**Recorded information:**
:::::
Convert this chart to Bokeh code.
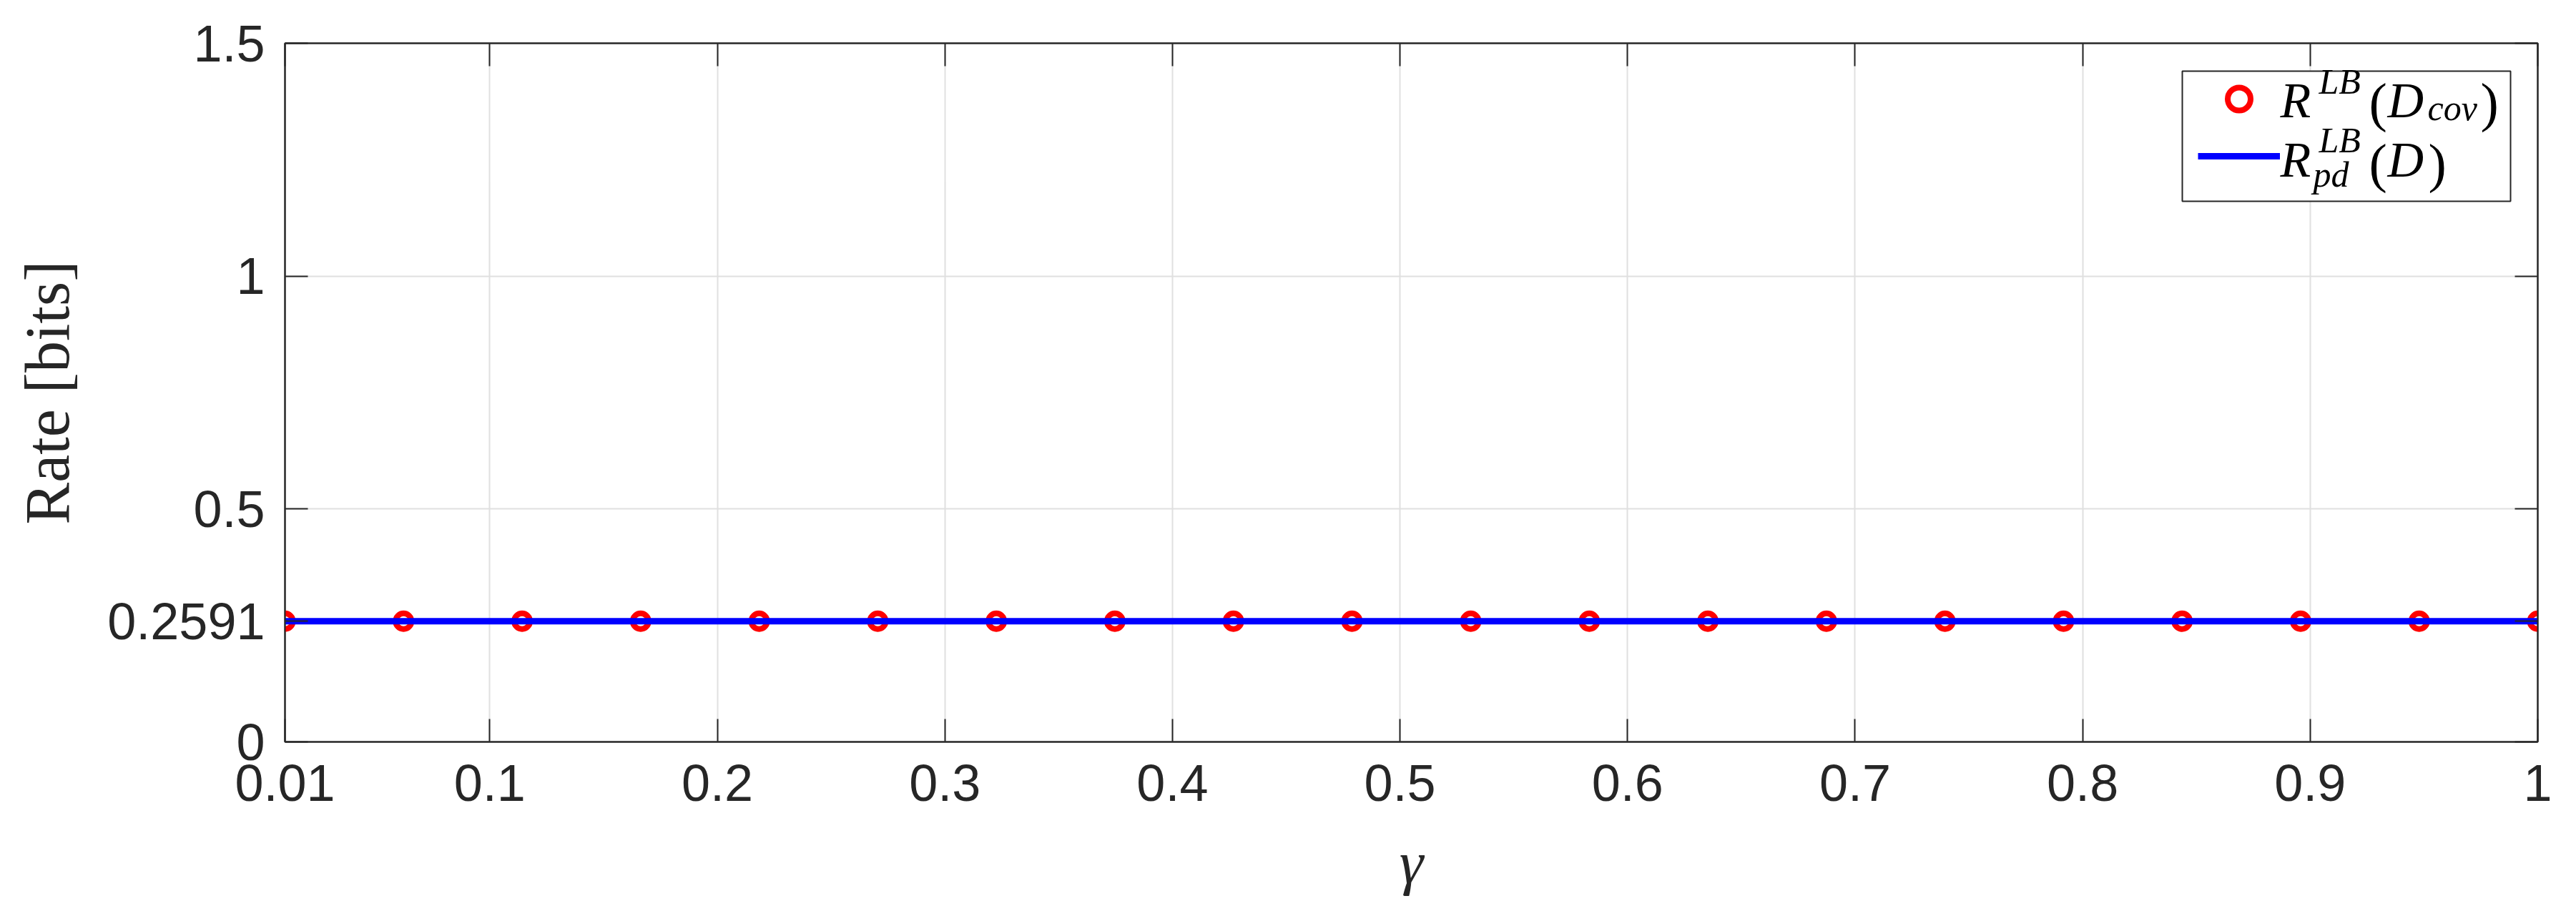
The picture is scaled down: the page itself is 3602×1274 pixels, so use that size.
from bokeh.plotting import figure
from bokeh.models import (Range1d, FixedTicker, LinearAxis, Legend, LegendItem,
                          Label, BoxAnnotation, CustomJSTickFormatter)
from bokeh.embed import file_html
from bokeh.resources import INLINE

# gamma values of the markers and the two curves
gamma = [0.01, 0.0621, 0.1142, 0.1663, 0.2184, 0.2705, 0.3226, 0.3747, 0.4268, 0.4789,
         0.5311, 0.5832, 0.6353, 0.6874, 0.7395, 0.7916, 0.8437, 0.8958, 0.9479, 1.0]
rate_cov = [0.2591, 0.2591, 0.2591, 0.2591, 0.2591, 0.2591, 0.2591, 0.2591, 0.2591, 0.2591,
            0.2591, 0.2591, 0.2591, 0.2591, 0.2591, 0.2591, 0.2591, 0.2591, 0.2591, 0.2591]
rate_pd = [0.2591, 0.2591, 0.2591, 0.2591, 0.2591, 0.2591, 0.2591, 0.2591, 0.2591, 0.2591,
           0.2591, 0.2591, 0.2591, 0.2591, 0.2591, 0.2591, 0.2591, 0.2591, 0.2591, 0.2591]

x_ticks = [0.01, 0.1, 0.2, 0.3, 0.4, 0.5, 0.6, 0.7, 0.8, 0.9, 1.0]
x_tick_labels = ["0.01", "0.1", "0.2", "0.3", "0.4", "0.5", "0.6", "0.7", "0.8", "0.9", "1"]
y_ticks = [0.0, 0.2591, 0.5, 1.0, 1.5]
y_tick_labels = ["0", "0.2591", "0.5", "1", "1.5"]

AX = "#262626"
TICK_FONT = "Liberation Sans"
SERIF = "Liberation Serif"

# page has no body margin with bokeh's template, so borders are page coords
p = figure(frame_width=3150, frame_height=977,
           min_border_left=398, min_border_right=54,
           min_border_top=60, min_border_bottom=237,
           x_range=Range1d(0.01, 1.0), y_range=Range1d(0, 1.5),
           output_backend="svg", toolbar_location=None,
           background_fill_color="white", border_fill_color="white")

p.outline_line_color = AX
p.outline_line_width = 2

xt = FixedTicker(ticks=x_ticks, minor_ticks=[])
yt = FixedTicker(ticks=y_ticks, minor_ticks=[])
blank = CustomJSTickFormatter(code="return ''")


def style_axis(ax, ticker):
    ax.ticker = ticker
    ax.axis_line_color = AX
    ax.axis_line_width = 2
    ax.major_tick_line_color = AX
    ax.major_tick_line_width = 2
    ax.major_tick_in = 32
    ax.major_tick_out = 0
    ax.minor_tick_line_color = None
    ax.major_label_text_font = TICK_FONT
    ax.major_label_text_font_size = "72px"
    ax.major_label_text_color = AX


xa = p.xaxis[0]
style_axis(xa, xt)
xa.major_label_overrides = dict(zip(x_ticks, x_tick_labels))
xa.major_label_standoff = 32
xa.axis_label = "γ"
xa.axis_label_text_font = SERIF
xa.axis_label_text_font_style = "italic"
xa.axis_label_text_font_size = "85px"
xa.axis_label_text_color = AX
xa.axis_label_standoff = 36

ya = p.yaxis[0]
style_axis(ya, yt)
ya.major_label_overrides = dict(zip(y_ticks, y_tick_labels))
ya.major_label_standoff = 28
ya.axis_label = "Rate [bits]"
ya.axis_label_text_font = SERIF
ya.axis_label_text_font_style = "normal"
ya.axis_label_text_font_size = "88px"
ya.axis_label_text_color = AX
ya.axis_label_standoff = 32

top = LinearAxis(formatter=blank)
style_axis(top, xt)
top.major_label_standoff = 0
p.add_layout(top, "above")

right = LinearAxis(formatter=blank)
style_axis(right, yt)
right.major_label_standoff = 0
p.add_layout(right, "right")

p.xgrid.ticker = xt
p.ygrid.ticker = yt
p.grid.grid_line_color = "#e0e0e0"
p.grid.grid_line_width = 2

dots = p.scatter(gamma, rate_cov, marker="circle", size=22, fill_color=None,
                 line_color="#ff0000", line_width=8)
line = p.line(gamma, rate_pd, line_color="#0000ff", line_width=9)

# legend frame (white box), drawn under the legend glyphs and label pieces
p.add_layout(BoxAnnotation(left=2653, right=3112, bottom=756, top=938,
                           left_units="screen", right_units="screen",
                           bottom_units="screen", top_units="screen",
                           fill_color="white", fill_alpha=1,
                           line_color=AX, line_width=2, line_alpha=1))

legend = Legend(items=[LegendItem(label=" ", renderers=[dots]),
                       LegendItem(label=" ", renderers=[line])],
                location="top_right", margin=38, padding=11, spacing=0,
                glyph_width=115, glyph_height=80, label_height=80,
                label_width=310, label_standoff=12,
                label_text_font_size="70px",
                border_line_color=None, background_fill_alpha=0)
p.add_layout(legend)

# legend labels written as text pieces (superscripts / subscripts)
DY = 22
pieces = [
    ("R", 2790, 875, "70px", "italic"),
    ("LB", 2844, 902, "50px", "italic"),
    ("(", 2914, 873, "76px", "normal"),
    ("D", 2940, 875, "70px", "italic"),
    ("cov", 2996, 865, "50px", "italic"),
    (")", 3070, 873, "76px", "normal"),
    ("R", 2790, 792, "70px", "italic"),
    ("LB", 2844, 820, "50px", "italic"),
    ("pd", 2836, 772, "50px", "italic"),
    ("(", 2914, 788, "76px", "normal"),
    ("D", 2940, 792, "70px", "italic"),
    (")", 2997, 788, "76px", "normal"),
]
for txt, sx, sy, size, style in pieces:
    p.add_layout(Label(x=sx, y=sy + DY, x_units="screen", y_units="screen", text=txt,
                       text_font=SERIF, text_font_style=style, text_font_size=size,
                       text_align="left", text_baseline="alphabetic",
                       text_color="black", level="overlay"))

open("out.html", "w").write(file_html(p, INLINE))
:::::
**Exercise goal:**
Locate each line containing the string "code" and show it.

**The reply:**
Convert this chart to Bokeh code.
blank = CustomJSTickFormatter(code="return ''")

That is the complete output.